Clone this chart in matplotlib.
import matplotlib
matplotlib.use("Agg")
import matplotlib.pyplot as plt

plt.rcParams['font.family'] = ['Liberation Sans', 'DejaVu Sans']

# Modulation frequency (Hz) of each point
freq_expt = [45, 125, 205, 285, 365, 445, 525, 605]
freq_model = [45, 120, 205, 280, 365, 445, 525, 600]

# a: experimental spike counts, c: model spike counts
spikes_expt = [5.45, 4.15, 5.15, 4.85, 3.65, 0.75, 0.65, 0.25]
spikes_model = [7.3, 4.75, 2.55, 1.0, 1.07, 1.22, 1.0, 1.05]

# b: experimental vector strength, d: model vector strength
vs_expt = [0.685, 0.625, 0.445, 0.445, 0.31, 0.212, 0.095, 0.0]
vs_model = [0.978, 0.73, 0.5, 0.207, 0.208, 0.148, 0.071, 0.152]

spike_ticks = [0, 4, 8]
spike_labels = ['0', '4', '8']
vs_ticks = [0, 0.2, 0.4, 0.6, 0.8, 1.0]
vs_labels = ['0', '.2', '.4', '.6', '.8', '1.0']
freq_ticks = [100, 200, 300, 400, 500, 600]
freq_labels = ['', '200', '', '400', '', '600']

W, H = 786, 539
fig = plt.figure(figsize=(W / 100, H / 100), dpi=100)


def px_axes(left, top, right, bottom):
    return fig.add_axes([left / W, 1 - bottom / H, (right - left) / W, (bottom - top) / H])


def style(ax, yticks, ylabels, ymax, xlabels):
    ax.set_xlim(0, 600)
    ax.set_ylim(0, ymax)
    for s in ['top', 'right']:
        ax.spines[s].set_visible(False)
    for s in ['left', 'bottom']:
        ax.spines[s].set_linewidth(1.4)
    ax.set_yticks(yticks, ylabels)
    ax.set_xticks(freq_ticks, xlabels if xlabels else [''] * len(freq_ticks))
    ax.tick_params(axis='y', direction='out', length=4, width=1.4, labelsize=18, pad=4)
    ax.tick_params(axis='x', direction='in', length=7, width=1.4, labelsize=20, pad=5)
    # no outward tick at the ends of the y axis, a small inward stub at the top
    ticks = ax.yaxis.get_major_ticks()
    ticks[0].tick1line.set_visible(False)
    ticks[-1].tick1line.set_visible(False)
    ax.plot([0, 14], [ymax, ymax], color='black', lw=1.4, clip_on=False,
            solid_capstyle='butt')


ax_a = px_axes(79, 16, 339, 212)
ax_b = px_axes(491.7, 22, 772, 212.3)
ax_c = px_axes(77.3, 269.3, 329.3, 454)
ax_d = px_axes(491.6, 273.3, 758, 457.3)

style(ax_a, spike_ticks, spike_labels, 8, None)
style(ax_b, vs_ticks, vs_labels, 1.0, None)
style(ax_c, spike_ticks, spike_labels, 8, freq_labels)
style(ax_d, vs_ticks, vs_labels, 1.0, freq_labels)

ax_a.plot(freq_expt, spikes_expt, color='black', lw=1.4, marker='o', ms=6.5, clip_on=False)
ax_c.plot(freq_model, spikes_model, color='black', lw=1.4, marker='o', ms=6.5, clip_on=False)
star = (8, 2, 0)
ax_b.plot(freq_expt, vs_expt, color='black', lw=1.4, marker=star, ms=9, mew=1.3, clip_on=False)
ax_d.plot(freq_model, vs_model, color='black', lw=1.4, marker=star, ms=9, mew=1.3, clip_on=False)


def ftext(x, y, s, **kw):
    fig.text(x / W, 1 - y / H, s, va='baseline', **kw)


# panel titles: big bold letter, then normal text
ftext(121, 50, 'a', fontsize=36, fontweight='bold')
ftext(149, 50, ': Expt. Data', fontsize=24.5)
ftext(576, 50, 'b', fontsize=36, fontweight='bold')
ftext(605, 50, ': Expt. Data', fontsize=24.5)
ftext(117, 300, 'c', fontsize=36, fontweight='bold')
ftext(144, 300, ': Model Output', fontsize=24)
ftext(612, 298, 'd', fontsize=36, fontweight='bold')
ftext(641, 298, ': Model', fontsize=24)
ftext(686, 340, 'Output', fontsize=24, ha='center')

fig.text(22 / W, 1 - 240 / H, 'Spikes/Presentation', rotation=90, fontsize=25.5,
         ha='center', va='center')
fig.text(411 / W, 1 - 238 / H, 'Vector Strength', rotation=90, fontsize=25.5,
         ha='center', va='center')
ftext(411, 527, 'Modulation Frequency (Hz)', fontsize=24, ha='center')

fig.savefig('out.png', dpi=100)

__________________________________________________

▶ **WORK TO COMPLETE**: Only the lines from the first line of the material above through the line that contains "plt.rcParams['font.family'] = ['Liberation" should be quoted, each one exactly.

▶ **RIGHT ANSWER**:
Clone this chart in matplotlib.
import matplotlib
matplotlib.use("Agg")
import matplotlib.pyplot as plt

plt.rcParams['font.family'] = ['Liberation Sans', 'DejaVu Sans']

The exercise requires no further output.